Narberth’s Yeshiva Lab School announced on March 1 that it will open a middle school in time for the 2017- 2018 academic year.
In a move that exemplifies the rapidly changing nature of Jewish day school education in the region, Narberth’s Yeshiva Lab School announced on March 1 that it will open a middle school in time for the 2017- 2018 academic year. Funding for the new school comes courtesy of a $25 million donation from the Kohelet Foundation.
Billed on its website as “The first philosophically Modern Orthodox elementary school in Philadelphia,” YLS is currently comprised of a kindergarten class, but will expand to first grade in the fall. In the years to come, subsequent grades will be added.
The school prides itself on pedagogy, guided by one question: “What do we know about how children learn?” Students are engaged to think critically, work collaboratively and, most importantly, to take a pre-assessment on the material. This gives the teachers a blueprint on how and what to teach.
“We’re not doing our job as teachers if we’re teaching them all the same thing,” said Rabbi Gil Perl, head of Kohelet Yeshiva High School in Merion Station and chief academic officer of the Kohelet Foundation.

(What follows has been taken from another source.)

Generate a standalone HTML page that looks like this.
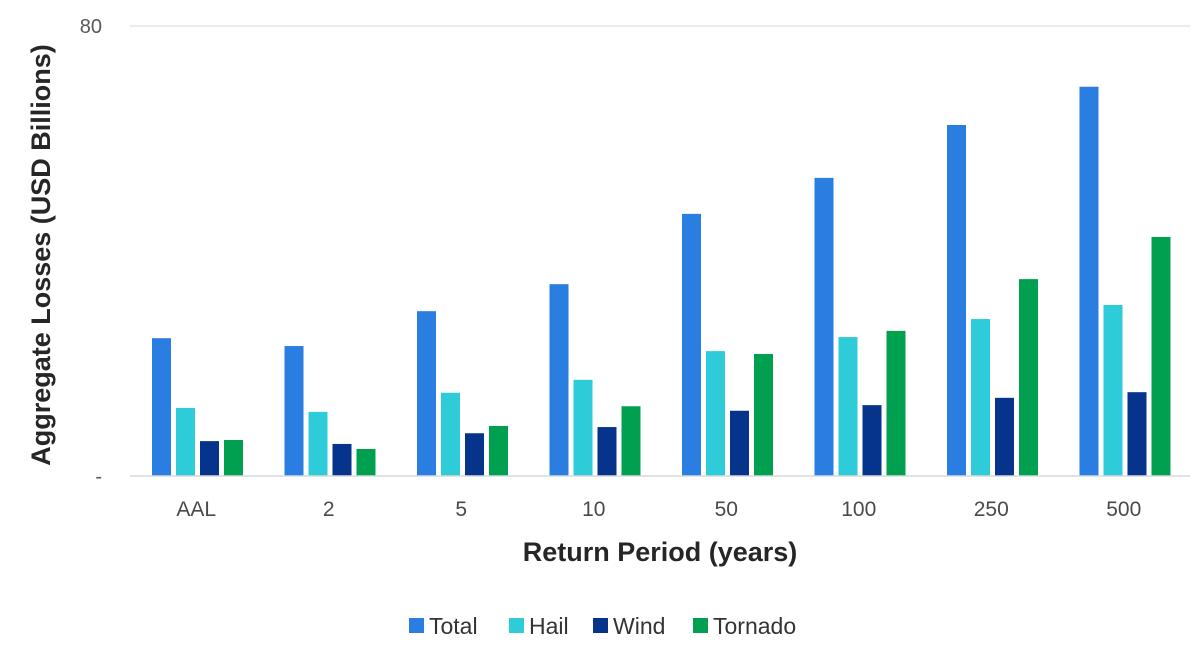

Perl, who is heading the school design team, spoke to the Exponent about the challenges of creating a school from the ground up.
“What could education look like if we thought outside of the box?” Perl asked rhetorically during the interview. “I’m trying to create the vision, but the vision comes from what’s happening across the country.”
He is working with YLS Principal Becky Troodler and other educators who have experience designing curricula as he helps shape the new school. Additionally, he has been soliciting input from parents, which, he said, has all been positive.
There will be challenges along the way, but Perl is confident he and his colleagues will be successful in establishing a thriving progressive Jewish learning environment.
“We have a very special mission with this school,” Perl said. “So much of what is at the core of Yeshiva Lab School is the idea that the world ahead of our children is different than the world that we came from.”
Troodler, who is finishing up her first year at YLS, will be the principal of both schools.
“It’s been an opportunity of a lifetime,” she said, referring to working at YLS. “Our focus right now is to build a school with the same level of excellence as our kindergarten had this year.”
Troodler feels that not only will the middle school impact the Philadelphia Jewish community, but the Modern Orthodox community nationwide. She noted how parents from as far as Brooklyn have called her recently, divulging their plans to relocate to Lower Merion in a few years so their children can attend the school.
“These are parents who truly believe in what we’re trying to create,” she said. “They’re so behind us — they’re so excited that we’re trying to do this.”
The school does not yet have a designated location for construction, but it has submitted a zoning petition to the Lower Merion Zoning Board to build the facility on the Kohelet Yeshiva Campus.
“We’re committed to making this happen,” Perl said.